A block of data
** start **
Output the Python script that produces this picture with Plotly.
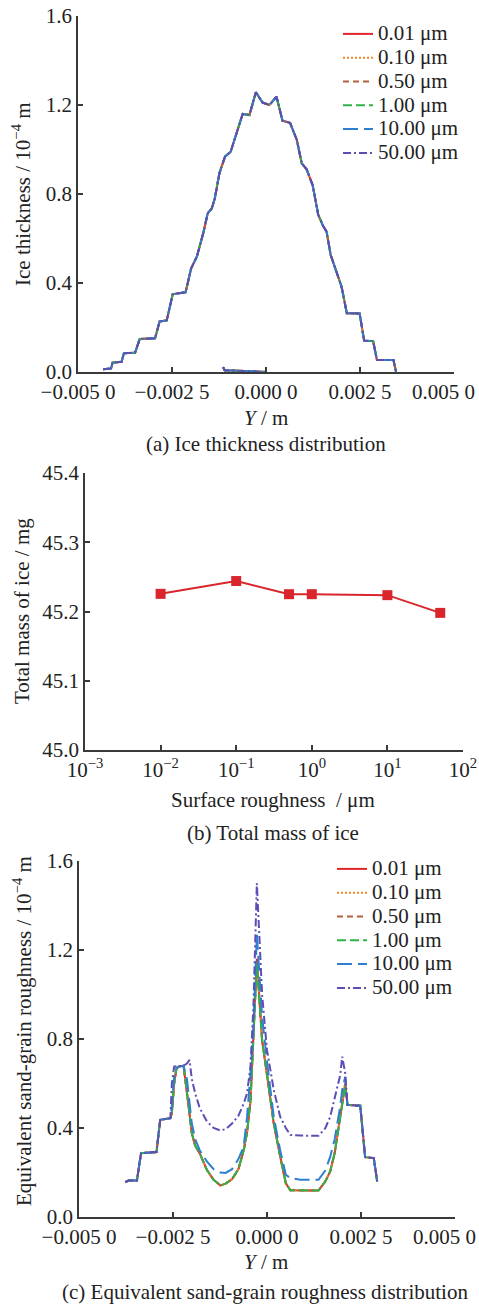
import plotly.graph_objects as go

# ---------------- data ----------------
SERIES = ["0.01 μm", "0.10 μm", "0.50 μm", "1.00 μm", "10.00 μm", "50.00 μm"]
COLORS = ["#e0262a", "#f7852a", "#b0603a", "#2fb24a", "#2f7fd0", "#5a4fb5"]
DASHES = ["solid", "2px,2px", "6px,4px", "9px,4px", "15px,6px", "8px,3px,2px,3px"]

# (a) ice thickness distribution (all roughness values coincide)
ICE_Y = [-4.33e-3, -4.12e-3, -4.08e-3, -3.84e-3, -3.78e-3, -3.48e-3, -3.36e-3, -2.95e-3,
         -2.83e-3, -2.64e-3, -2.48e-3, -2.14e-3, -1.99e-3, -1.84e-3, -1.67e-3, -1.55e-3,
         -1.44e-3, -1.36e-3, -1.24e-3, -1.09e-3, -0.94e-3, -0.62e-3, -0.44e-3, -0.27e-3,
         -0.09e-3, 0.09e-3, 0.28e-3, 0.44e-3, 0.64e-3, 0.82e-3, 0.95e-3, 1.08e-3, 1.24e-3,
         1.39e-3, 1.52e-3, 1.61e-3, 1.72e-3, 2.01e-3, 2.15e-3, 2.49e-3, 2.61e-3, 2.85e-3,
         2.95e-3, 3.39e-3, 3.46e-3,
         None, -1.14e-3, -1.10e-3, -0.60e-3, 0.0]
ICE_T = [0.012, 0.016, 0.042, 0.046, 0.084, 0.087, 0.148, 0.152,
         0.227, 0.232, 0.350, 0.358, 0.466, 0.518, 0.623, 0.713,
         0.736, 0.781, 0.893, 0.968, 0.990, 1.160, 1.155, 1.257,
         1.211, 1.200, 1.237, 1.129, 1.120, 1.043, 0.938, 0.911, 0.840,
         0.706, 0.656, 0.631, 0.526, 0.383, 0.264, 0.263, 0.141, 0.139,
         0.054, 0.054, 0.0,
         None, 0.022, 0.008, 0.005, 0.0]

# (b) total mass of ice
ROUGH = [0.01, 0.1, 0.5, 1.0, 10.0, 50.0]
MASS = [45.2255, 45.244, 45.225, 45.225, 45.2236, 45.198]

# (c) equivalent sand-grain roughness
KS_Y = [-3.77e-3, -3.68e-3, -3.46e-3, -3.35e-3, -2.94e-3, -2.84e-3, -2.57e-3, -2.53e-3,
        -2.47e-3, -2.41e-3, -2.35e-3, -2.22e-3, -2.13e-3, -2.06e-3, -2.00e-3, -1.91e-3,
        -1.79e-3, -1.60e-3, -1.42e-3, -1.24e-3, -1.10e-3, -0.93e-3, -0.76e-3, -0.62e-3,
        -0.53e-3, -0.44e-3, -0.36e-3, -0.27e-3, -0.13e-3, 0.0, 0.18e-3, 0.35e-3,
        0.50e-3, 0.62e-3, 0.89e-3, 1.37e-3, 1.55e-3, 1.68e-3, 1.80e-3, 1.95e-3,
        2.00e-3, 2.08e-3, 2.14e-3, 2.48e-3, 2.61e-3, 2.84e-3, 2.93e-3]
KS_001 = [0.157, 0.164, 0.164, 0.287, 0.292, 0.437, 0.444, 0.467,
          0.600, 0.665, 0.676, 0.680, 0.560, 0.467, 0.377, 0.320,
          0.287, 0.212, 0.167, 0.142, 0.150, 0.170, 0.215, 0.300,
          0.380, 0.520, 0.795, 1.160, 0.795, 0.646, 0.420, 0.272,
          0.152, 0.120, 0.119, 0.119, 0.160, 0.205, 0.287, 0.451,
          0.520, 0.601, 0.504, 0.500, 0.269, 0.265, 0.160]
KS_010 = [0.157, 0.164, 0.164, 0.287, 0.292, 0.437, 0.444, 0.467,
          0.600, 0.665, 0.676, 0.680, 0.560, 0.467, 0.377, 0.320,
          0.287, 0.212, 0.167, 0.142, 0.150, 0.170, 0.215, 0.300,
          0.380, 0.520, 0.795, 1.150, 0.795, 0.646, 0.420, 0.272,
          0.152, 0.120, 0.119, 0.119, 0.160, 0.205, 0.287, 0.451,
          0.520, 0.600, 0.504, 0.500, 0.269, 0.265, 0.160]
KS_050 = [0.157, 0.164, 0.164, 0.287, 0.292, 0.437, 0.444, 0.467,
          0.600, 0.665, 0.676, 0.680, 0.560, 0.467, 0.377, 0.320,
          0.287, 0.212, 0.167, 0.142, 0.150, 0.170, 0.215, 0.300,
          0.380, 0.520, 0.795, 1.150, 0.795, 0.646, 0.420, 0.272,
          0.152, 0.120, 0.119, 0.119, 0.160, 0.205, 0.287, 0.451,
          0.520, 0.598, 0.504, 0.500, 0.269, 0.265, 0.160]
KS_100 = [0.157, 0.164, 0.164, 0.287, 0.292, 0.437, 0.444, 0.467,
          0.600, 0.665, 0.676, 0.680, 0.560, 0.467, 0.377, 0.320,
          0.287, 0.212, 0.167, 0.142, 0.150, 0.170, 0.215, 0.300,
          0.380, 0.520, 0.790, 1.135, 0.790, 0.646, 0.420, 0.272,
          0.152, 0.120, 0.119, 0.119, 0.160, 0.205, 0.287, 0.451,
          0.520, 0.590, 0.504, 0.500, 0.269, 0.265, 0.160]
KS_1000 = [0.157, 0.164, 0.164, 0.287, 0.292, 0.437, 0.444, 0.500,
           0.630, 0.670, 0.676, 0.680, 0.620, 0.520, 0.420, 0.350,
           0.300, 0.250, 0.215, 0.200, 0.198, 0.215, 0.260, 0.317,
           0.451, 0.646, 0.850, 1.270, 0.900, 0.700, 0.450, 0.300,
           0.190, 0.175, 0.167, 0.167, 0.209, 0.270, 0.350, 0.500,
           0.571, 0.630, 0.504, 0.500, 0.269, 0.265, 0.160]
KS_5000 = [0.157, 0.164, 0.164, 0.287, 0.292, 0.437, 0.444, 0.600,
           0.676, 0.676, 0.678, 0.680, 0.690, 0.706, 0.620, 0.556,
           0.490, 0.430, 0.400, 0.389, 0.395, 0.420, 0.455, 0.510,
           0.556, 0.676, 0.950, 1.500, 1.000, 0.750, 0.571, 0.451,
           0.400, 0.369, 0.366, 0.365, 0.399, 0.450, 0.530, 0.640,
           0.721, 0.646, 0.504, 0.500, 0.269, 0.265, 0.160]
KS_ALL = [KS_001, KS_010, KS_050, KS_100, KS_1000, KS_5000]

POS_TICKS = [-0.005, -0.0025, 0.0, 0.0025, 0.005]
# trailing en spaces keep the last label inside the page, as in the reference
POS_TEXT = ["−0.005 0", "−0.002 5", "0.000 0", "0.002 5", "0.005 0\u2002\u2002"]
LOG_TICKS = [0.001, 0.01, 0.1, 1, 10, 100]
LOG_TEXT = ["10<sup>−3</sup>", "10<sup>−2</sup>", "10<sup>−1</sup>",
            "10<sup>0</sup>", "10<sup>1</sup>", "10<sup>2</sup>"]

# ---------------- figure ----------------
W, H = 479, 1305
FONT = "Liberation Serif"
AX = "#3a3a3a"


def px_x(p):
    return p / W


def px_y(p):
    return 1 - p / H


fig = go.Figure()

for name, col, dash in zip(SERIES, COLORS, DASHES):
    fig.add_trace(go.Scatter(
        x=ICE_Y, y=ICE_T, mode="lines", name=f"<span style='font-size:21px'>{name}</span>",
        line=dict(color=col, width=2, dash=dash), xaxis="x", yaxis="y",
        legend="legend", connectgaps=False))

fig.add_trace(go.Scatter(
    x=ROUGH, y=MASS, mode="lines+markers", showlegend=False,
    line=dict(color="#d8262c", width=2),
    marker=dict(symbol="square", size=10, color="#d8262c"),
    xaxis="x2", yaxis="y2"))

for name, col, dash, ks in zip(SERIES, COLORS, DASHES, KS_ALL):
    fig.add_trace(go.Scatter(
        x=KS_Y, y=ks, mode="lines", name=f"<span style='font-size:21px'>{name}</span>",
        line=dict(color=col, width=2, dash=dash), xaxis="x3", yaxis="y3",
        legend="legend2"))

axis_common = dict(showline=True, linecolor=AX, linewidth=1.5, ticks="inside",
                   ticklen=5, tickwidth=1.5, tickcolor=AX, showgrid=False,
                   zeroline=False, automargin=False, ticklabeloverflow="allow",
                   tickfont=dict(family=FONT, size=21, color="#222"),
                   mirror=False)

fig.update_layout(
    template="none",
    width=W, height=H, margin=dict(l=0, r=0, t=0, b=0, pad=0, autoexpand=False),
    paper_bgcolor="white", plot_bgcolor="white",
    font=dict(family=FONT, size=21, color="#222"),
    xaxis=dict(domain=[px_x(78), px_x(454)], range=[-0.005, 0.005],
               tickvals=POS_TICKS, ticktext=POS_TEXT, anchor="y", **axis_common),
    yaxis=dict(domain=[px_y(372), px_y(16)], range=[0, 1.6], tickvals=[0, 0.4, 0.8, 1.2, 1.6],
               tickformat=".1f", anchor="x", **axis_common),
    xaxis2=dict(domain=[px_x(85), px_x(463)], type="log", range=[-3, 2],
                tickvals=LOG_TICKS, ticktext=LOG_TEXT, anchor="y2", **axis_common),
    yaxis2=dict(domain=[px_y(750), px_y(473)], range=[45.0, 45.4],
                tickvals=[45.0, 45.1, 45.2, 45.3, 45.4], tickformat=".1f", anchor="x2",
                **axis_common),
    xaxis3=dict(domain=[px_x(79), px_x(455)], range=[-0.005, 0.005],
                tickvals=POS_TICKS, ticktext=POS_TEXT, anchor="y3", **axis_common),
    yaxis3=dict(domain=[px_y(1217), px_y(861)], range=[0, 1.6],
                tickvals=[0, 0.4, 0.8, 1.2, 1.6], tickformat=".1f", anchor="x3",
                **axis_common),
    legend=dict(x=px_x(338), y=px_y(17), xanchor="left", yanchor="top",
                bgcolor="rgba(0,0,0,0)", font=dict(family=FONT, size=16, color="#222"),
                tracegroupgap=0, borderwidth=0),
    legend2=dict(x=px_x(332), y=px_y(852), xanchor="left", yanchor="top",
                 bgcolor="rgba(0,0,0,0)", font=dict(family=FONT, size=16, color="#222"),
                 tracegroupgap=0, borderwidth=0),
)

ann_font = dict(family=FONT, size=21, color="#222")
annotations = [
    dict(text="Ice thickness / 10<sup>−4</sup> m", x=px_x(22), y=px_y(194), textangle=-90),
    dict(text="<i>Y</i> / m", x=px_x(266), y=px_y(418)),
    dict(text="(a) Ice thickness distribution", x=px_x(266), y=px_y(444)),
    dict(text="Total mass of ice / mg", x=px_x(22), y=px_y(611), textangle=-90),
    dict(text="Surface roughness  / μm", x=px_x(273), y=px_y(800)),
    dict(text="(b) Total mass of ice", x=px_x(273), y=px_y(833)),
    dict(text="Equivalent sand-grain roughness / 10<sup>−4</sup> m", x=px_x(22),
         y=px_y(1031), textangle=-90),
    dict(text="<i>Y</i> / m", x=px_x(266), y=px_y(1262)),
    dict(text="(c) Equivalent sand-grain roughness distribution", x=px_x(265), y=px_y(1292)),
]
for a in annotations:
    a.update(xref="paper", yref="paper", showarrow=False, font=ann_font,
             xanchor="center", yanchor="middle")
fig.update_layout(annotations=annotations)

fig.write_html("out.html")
** end **
** start **
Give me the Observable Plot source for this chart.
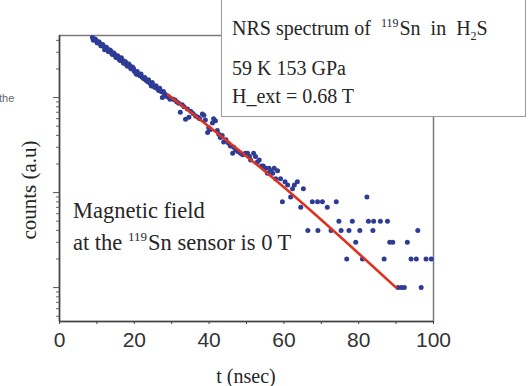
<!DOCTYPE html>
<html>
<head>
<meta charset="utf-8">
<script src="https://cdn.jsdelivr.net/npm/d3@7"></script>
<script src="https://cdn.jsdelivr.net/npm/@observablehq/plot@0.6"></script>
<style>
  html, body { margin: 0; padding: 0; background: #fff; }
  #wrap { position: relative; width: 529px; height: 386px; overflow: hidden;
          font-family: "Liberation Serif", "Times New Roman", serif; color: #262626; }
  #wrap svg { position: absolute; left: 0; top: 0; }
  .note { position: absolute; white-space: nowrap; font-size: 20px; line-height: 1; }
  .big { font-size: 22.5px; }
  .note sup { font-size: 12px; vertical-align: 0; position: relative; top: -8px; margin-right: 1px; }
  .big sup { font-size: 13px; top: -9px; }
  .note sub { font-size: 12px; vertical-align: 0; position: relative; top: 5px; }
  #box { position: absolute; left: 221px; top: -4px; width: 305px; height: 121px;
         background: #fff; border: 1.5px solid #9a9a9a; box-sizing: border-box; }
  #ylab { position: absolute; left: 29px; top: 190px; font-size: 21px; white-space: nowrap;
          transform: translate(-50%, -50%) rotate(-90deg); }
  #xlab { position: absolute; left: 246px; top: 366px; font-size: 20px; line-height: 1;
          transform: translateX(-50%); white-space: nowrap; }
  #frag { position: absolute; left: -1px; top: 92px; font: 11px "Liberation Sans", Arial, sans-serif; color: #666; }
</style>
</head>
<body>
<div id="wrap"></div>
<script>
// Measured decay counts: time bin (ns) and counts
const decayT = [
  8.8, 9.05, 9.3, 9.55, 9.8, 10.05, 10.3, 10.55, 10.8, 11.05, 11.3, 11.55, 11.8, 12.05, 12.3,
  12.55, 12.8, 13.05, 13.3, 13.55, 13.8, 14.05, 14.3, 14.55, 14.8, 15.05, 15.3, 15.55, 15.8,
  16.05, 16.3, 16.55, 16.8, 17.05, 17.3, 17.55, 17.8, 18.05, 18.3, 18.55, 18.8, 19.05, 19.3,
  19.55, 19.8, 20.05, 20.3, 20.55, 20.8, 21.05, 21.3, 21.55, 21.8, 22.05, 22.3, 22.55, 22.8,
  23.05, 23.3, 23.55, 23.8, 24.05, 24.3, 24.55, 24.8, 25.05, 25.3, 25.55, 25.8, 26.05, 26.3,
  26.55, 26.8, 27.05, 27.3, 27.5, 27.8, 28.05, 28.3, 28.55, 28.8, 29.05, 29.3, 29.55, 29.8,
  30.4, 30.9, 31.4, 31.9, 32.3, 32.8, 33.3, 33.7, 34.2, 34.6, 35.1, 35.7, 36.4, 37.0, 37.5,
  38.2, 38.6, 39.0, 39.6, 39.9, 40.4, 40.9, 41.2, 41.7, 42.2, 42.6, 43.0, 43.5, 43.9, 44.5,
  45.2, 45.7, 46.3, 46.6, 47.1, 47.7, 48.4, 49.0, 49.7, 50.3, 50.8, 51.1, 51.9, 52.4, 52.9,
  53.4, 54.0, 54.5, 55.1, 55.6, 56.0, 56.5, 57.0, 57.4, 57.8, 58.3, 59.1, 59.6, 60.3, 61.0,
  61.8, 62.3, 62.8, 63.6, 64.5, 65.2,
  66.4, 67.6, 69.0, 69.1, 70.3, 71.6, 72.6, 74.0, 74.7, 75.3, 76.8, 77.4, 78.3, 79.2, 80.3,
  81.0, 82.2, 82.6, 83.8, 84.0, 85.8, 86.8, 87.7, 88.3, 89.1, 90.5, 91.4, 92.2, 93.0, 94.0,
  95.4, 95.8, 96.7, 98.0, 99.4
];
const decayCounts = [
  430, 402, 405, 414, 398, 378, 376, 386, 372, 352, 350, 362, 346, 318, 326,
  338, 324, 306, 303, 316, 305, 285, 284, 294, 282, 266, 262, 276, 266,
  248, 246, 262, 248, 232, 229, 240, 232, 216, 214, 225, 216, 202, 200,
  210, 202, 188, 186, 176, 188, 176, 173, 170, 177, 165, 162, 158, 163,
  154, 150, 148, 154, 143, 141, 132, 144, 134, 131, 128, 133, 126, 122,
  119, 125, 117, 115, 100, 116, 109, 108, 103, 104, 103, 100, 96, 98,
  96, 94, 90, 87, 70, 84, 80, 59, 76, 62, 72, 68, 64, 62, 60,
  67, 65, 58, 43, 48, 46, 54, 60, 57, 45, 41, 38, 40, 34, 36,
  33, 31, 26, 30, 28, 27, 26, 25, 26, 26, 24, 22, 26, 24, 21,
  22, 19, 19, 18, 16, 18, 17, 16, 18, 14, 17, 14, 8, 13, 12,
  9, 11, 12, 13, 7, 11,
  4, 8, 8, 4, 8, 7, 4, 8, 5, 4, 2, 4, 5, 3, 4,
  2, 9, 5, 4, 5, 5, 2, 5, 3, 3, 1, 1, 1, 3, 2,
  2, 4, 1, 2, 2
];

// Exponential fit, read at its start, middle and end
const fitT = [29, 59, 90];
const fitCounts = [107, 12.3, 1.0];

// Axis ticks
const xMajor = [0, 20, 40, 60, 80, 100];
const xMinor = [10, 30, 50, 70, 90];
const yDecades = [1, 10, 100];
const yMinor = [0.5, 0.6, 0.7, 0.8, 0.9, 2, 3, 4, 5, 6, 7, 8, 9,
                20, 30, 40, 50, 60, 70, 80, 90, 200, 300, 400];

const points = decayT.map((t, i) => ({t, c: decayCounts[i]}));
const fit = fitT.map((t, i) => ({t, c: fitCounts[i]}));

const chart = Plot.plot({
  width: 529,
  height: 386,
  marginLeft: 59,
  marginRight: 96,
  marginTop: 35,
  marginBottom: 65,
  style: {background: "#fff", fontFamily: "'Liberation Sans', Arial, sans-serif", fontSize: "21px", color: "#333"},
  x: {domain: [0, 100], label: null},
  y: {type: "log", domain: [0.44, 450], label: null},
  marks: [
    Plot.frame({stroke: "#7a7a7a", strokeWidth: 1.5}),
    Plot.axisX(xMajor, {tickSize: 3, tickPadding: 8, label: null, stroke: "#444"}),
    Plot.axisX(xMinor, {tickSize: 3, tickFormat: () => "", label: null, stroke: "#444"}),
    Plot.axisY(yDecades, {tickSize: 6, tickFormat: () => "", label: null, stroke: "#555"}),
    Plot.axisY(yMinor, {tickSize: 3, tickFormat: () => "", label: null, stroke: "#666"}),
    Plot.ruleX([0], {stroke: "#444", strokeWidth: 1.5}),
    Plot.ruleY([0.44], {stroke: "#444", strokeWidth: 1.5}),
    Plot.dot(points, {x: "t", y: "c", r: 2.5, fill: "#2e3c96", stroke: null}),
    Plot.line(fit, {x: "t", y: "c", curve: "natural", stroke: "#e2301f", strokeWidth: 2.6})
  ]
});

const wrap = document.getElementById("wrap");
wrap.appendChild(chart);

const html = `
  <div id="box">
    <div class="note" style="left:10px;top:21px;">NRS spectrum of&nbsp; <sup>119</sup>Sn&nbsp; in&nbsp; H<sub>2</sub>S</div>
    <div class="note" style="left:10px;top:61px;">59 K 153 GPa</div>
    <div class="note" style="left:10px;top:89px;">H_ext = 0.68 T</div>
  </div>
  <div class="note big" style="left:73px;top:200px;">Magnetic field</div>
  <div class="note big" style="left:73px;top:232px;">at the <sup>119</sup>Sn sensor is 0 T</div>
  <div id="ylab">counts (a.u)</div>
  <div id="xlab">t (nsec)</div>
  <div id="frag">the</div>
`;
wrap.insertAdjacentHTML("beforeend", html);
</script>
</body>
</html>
** end **
**TASK PROMPT:**
Nothing but the lines from the one containing "Output the Python" through the one containing "MASS = [45.2255, 45.244, 45.225, 45.225, 45.2236, 45.198]" should be written out, exactly and with both ends. Pictures are left out.

**EXPECTED ANSWER:**
Output the Python script that produces this picture with Plotly.
import plotly.graph_objects as go

# ---------------- data ----------------
SERIES = ["0.01 μm", "0.10 μm", "0.50 μm", "1.00 μm", "10.00 μm", "50.00 μm"]
COLORS = ["#e0262a", "#f7852a", "#b0603a", "#2fb24a", "#2f7fd0", "#5a4fb5"]
DASHES = ["solid", "2px,2px", "6px,4px", "9px,4px", "15px,6px", "8px,3px,2px,3px"]

# (a) ice thickness distribution (all roughness values coincide)
ICE_Y = [-4.33e-3, -4.12e-3, -4.08e-3, -3.84e-3, -3.78e-3, -3.48e-3, -3.36e-3, -2.95e-3,
         -2.83e-3, -2.64e-3, -2.48e-3, -2.14e-3, -1.99e-3, -1.84e-3, -1.67e-3, -1.55e-3,
         -1.44e-3, -1.36e-3, -1.24e-3, -1.09e-3, -0.94e-3, -0.62e-3, -0.44e-3, -0.27e-3,
         -0.09e-3, 0.09e-3, 0.28e-3, 0.44e-3, 0.64e-3, 0.82e-3, 0.95e-3, 1.08e-3, 1.24e-3,
         1.39e-3, 1.52e-3, 1.61e-3, 1.72e-3, 2.01e-3, 2.15e-3, 2.49e-3, 2.61e-3, 2.85e-3,
         2.95e-3, 3.39e-3, 3.46e-3,
         None, -1.14e-3, -1.10e-3, -0.60e-3, 0.0]
ICE_T = [0.012, 0.016, 0.042, 0.046, 0.084, 0.087, 0.148, 0.152,
         0.227, 0.232, 0.350, 0.358, 0.466, 0.518, 0.623, 0.713,
         0.736, 0.781, 0.893, 0.968, 0.990, 1.160, 1.155, 1.257,
         1.211, 1.200, 1.237, 1.129, 1.120, 1.043, 0.938, 0.911, 0.840,
         0.706, 0.656, 0.631, 0.526, 0.383, 0.264, 0.263, 0.141, 0.139,
         0.054, 0.054, 0.0,
         None, 0.022, 0.008, 0.005, 0.0]

# (b) total mass of ice
ROUGH = [0.01, 0.1, 0.5, 1.0, 10.0, 50.0]
MASS = [45.2255, 45.244, 45.225, 45.225, 45.2236, 45.198]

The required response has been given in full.